■ Exercise brief: For the copy, please give all of the data again exactly and leave the pictures out.
>> START
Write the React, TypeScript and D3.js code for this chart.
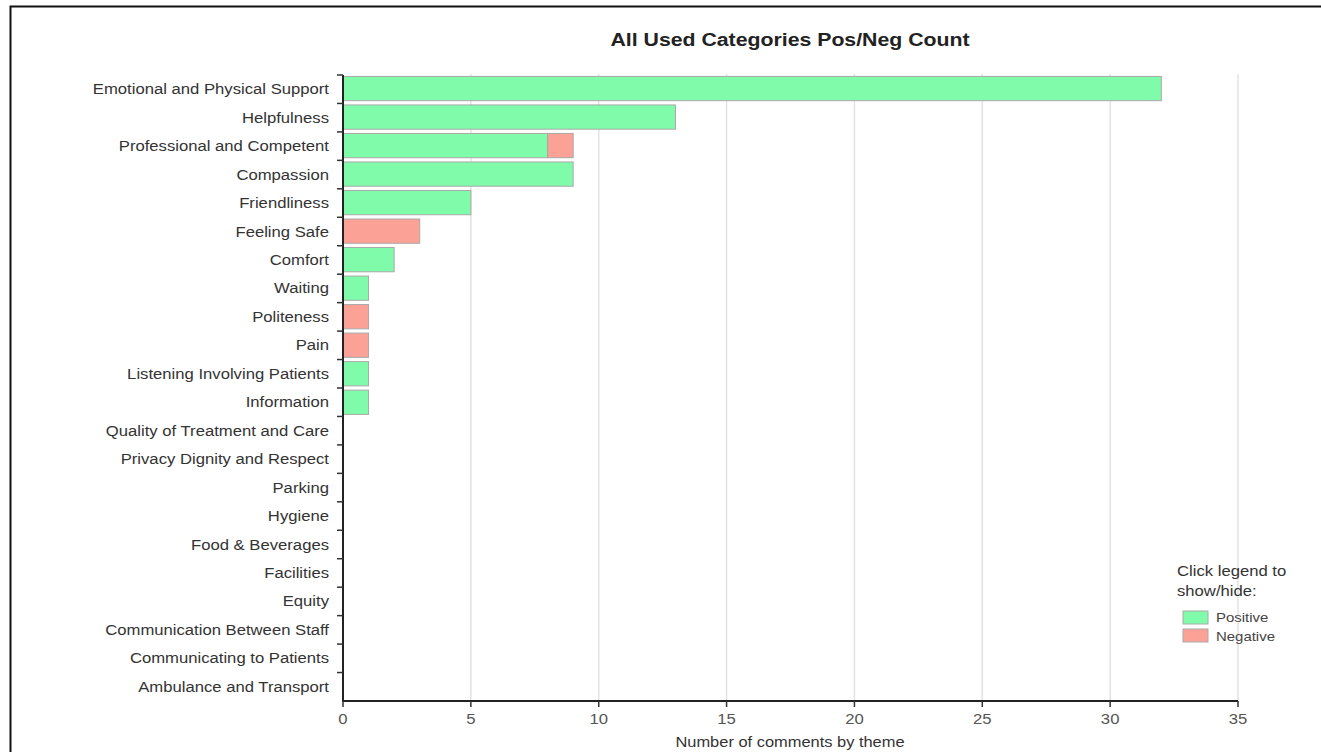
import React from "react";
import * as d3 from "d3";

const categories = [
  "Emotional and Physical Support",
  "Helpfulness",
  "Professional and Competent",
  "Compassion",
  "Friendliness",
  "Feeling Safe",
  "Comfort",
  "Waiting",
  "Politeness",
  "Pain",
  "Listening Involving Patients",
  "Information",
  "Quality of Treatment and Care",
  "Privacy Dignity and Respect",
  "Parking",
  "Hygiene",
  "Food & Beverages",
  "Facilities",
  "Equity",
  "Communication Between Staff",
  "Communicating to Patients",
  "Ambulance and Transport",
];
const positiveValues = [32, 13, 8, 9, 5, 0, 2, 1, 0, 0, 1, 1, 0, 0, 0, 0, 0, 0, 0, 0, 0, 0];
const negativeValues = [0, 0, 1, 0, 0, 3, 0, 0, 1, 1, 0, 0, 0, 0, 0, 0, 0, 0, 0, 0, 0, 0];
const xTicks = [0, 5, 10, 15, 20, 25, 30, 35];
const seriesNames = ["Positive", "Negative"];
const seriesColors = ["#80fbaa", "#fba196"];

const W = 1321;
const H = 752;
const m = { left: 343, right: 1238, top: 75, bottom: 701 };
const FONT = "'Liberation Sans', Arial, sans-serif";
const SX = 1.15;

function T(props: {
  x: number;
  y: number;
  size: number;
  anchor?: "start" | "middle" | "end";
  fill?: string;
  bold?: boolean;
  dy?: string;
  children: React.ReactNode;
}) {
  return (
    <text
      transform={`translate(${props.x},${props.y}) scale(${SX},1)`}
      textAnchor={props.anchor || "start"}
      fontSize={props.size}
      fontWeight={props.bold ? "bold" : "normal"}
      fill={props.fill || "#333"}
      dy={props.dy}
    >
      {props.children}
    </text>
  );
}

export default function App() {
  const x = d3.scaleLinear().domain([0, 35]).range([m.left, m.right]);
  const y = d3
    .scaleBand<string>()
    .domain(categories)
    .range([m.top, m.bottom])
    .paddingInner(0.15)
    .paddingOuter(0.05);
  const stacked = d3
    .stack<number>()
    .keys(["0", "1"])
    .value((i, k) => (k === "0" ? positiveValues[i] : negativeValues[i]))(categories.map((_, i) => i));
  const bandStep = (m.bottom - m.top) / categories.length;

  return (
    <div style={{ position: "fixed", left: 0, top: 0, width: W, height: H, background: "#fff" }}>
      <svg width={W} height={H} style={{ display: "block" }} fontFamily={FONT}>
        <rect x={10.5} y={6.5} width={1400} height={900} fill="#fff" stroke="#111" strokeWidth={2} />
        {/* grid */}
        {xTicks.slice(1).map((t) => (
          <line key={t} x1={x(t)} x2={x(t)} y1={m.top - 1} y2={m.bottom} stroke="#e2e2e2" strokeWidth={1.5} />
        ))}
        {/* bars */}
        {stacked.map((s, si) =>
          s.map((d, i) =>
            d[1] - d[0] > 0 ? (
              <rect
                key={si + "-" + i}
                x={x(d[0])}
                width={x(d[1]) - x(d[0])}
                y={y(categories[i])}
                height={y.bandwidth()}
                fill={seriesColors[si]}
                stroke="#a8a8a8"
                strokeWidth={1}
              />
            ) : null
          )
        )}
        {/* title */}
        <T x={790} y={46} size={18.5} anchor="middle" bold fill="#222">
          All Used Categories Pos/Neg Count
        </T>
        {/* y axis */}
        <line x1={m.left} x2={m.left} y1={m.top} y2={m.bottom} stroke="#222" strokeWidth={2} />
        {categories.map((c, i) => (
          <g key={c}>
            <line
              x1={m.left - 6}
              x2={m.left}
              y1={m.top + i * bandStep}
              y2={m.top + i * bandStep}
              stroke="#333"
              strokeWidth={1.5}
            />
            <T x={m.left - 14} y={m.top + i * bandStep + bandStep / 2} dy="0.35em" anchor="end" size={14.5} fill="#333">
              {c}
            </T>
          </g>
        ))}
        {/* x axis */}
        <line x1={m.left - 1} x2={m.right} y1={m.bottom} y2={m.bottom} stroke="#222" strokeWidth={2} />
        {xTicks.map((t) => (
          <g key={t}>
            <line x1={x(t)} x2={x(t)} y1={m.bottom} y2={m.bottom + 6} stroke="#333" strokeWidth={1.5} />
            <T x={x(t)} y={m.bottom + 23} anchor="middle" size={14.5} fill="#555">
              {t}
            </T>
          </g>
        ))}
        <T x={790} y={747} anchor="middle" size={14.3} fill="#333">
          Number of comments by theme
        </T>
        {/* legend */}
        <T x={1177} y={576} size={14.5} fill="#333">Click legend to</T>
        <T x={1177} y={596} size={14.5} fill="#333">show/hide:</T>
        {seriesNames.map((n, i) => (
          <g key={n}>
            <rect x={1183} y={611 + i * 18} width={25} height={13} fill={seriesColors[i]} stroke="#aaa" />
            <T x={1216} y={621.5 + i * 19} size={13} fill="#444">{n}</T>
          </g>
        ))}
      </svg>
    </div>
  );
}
>> END
■ Correct result:
Write the React, TypeScript and D3.js code for this chart.
import React from "react";
import * as d3 from "d3";

const categories = [
  "Emotional and Physical Support",
  "Helpfulness",
  "Professional and Competent",
  "Compassion",
  "Friendliness",
  "Feeling Safe",
  "Comfort",
  "Waiting",
  "Politeness",
  "Pain",
  "Listening Involving Patients",
  "Information",
  "Quality of Treatment and Care",
  "Privacy Dignity and Respect",
  "Parking",
  "Hygiene",
  "Food & Beverages",
  "Facilities",
  "Equity",
  "Communication Between Staff",
  "Communicating to Patients",
  "Ambulance and Transport",
];
const positiveValues = [32, 13, 8, 9, 5, 0, 2, 1, 0, 0, 1, 1, 0, 0, 0, 0, 0, 0, 0, 0, 0, 0];
const negativeValues = [0, 0, 1, 0, 0, 3, 0, 0, 1, 1, 0, 0, 0, 0, 0, 0, 0, 0, 0, 0, 0, 0];
const xTicks = [0, 5, 10, 15, 20, 25, 30, 35];
const seriesNames = ["Positive", "Negative"];
const seriesColors = ["#80fbaa", "#fba196"];

const W = 1321;
const H = 752;
const m = { left: 343, right: 1238, top: 75, bottom: 701 };
const FONT = "'Liberation Sans', Arial, sans-serif";
const SX = 1.15;

function T(props: {
  x: number;
  y: number;
  size: number;
  anchor?: "start" | "middle" | "end";
  fill?: string;
  bold?: boolean;
  dy?: string;
  children: React.ReactNode;
}) {
  return (
    <text
      transform={`translate(${props.x},${props.y}) scale(${SX},1)`}
      textAnchor={props.anchor || "start"}
      fontSize={props.size}
      fontWeight={props.bold ? "bold" : "normal"}
      fill={props.fill || "#333"}
      dy={props.dy}
    >
      {props.children}
    </text>
  );
}

export default function App() {
  const x = d3.scaleLinear().domain([0, 35]).range([m.left, m.right]);
  const y = d3
    .scaleBand<string>()
    .domain(categories)
    .range([m.top, m.bottom])
    .paddingInner(0.15)
    .paddingOuter(0.05);
  const stacked = d3
    .stack<number>()
    .keys(["0", "1"])
    .value((i, k) => (k === "0" ? positiveValues[i] : negativeValues[i]))(categories.map((_, i) => i));
  const bandStep = (m.bottom - m.top) / categories.length;

  return (
    <div style={{ position: "fixed", left: 0, top: 0, width: W, height: H, background: "#fff" }}>
      <svg width={W} height={H} style={{ display: "block" }} fontFamily={FONT}>
        <rect x={10.5} y={6.5} width={1400} height={900} fill="#fff" stroke="#111" strokeWidth={2} />
        {/* grid */}
        {xTicks.slice(1).map((t) => (
          <line key={t} x1={x(t)} x2={x(t)} y1={m.top - 1} y2={m.bottom} stroke="#e2e2e2" strokeWidth={1.5} />
        ))}
        {/* bars */}
        {stacked.map((s, si) =>
          s.map((d, i) =>
            d[1] - d[0] > 0 ? (
              <rect
                key={si + "-" + i}
                x={x(d[0])}
                width={x(d[1]) - x(d[0])}
                y={y(categories[i])}
                height={y.bandwidth()}
                fill={seriesColors[si]}
                stroke="#a8a8a8"
                strokeWidth={1}
              />
            ) : null
          )
        )}
        {/* title */}
        <T x={790} y={46} size={18.5} anchor="middle" bold fill="#222">
          All Used Categories Pos/Neg Count
        </T>
        {/* y axis */}
        <line x1={m.left} x2={m.left} y1={m.top} y2={m.bottom} stroke="#222" strokeWidth={2} />
        {categories.map((c, i) => (
          <g key={c}>
            <line
              x1={m.left - 6}
              x2={m.left}
              y1={m.top + i * bandStep}
              y2={m.top + i * bandStep}
              stroke="#333"
              strokeWidth={1.5}
            />
            <T x={m.left - 14} y={m.top + i * bandStep + bandStep / 2} dy="0.35em" anchor="end" size={14.5} fill="#333">
              {c}
            </T>
          </g>
        ))}
        {/* x axis */}
        <line x1={m.left - 1} x2={m.right} y1={m.bottom} y2={m.bottom} stroke="#222" strokeWidth={2} />
        {xTicks.map((t) => (
          <g key={t}>
            <line x1={x(t)} x2={x(t)} y1={m.bottom} y2={m.bottom + 6} stroke="#333" strokeWidth={1.5} />
            <T x={x(t)} y={m.bottom + 23} anchor="middle" size={14.5} fill="#555">
              {t}
            </T>
          </g>
        ))}
        <T x={790} y={747} anchor="middle" size={14.3} fill="#333">
          Number of comments by theme
        </T>
        {/* legend */}
        <T x={1177} y={576} size={14.5} fill="#333">Click legend to</T>
        <T x={1177} y={596} size={14.5} fill="#333">show/hide:</T>
        {seriesNames.map((n, i) => (
          <g key={n}>
            <rect x={1183} y={611 + i * 18} width={25} height={13} fill={seriesColors[i]} stroke="#aaa" />
            <T x={1216} y={621.5 + i * 19} size={13} fill="#444">{n}</T>
          </g>
        ))}
      </svg>
    </div>
  );
}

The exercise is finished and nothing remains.